Choisir une des options suivantes :
La moule – l’oursin
– l’étoile de mer – la coquille Saint-Jacques – le bigorneau –
l’arapède ou patelle/bernique/ chapeau chinois – le couteau
de mer/solen vaginal –
le violet/bichu/Figue de mer (Microcosmus sabatieri) – le poil – le croissant – l’algue –
Points à développer :
- Description dans un style encyclopédique. Tout doit sembler objectif (mais n’oublions pas le titre du recueil : Parti pris…)
- Jouer sur les lettres, mots, sons, mots gigognes, formes des lettres, mots précédents et suivants dans un dictionnaire, oxymores, palindromes, synonymes, homophones, anagramme … pour développer des arguments soi-disant objectifs
- utiliser d’autres angles pour définir cet objeu : l’étymologie, comment prendre l’objet, le cuisiner, l’ouvrir, le couper, le manger, les symboles qui s’attachent à lui, le rapport aux chiffres, l’utilisation dans l’Histoire etc.

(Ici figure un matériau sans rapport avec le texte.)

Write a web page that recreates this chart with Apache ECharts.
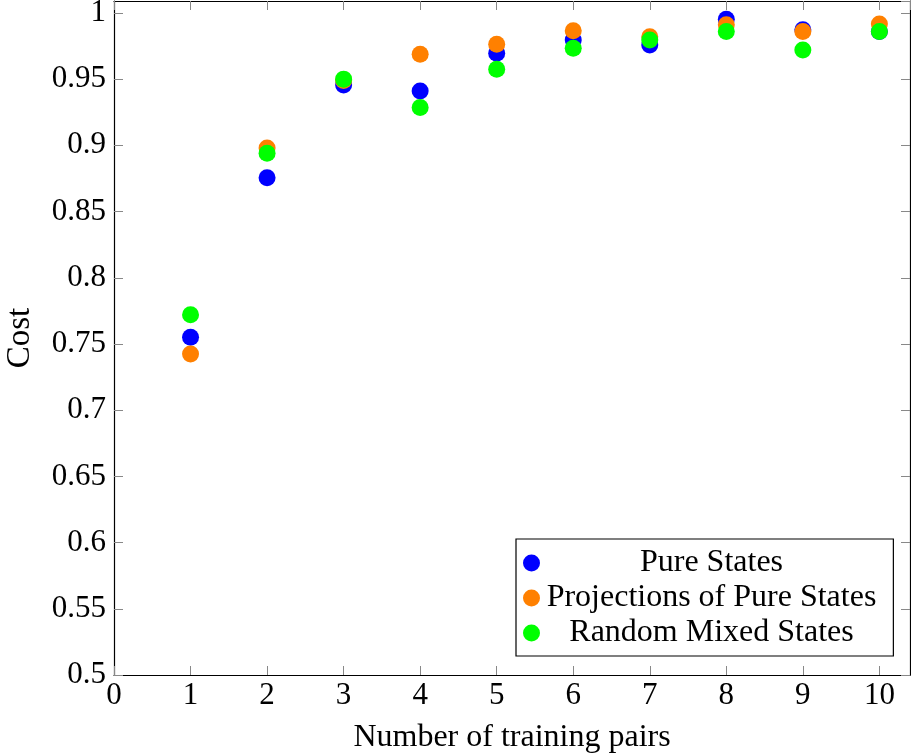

- utiliser de l’humour subtil, utiliser un style décalé lorsque c’est possible
L'huître
L'huître, de la
grosseur d'un galet moyen, est d'une apparence plus rugueuse, d'une couleur
moins unie, brillamment blanchâtre. C'est un monde opiniâtrement clos. Pourtant
on peut l'ouvrir : il faut alors la tenir au creux d'un torchon, se servir d'un
couteau ébréché et peu franc, s'y reprendre à plusieurs fois. Les doigts
curieux s'y coupent, s'y cassent les ongles : c'est un travail grossier. Les
coups qu'on lui porte marquent son enveloppe de ronds blancs, d'une sorte de
halos.
A l'intérieur
l'on trouve tout un monde, à boire et à manger : sous un firmament (à
proprement parler) de nacre, les cieux d'en dessus s'affaissent sur les cieux
d'en dessous, pour ne plus former qu'une mare, un sachet visqueux et verdâtre,
qui flue et reflue à l'odeur et à la vue, frangé d'une dentelle noirâtre sur
les bords.
Parfois très
rare une formule perle à leur gosier de nacre, d'où l'on trouve aussitôt à
s'orner.
Francis Ponge - Le parti pris des choses (1942)
Je suis très content des textes produits. Ils utilisent vraiment les outils de Ponge tout en montrant un autre "parti pris".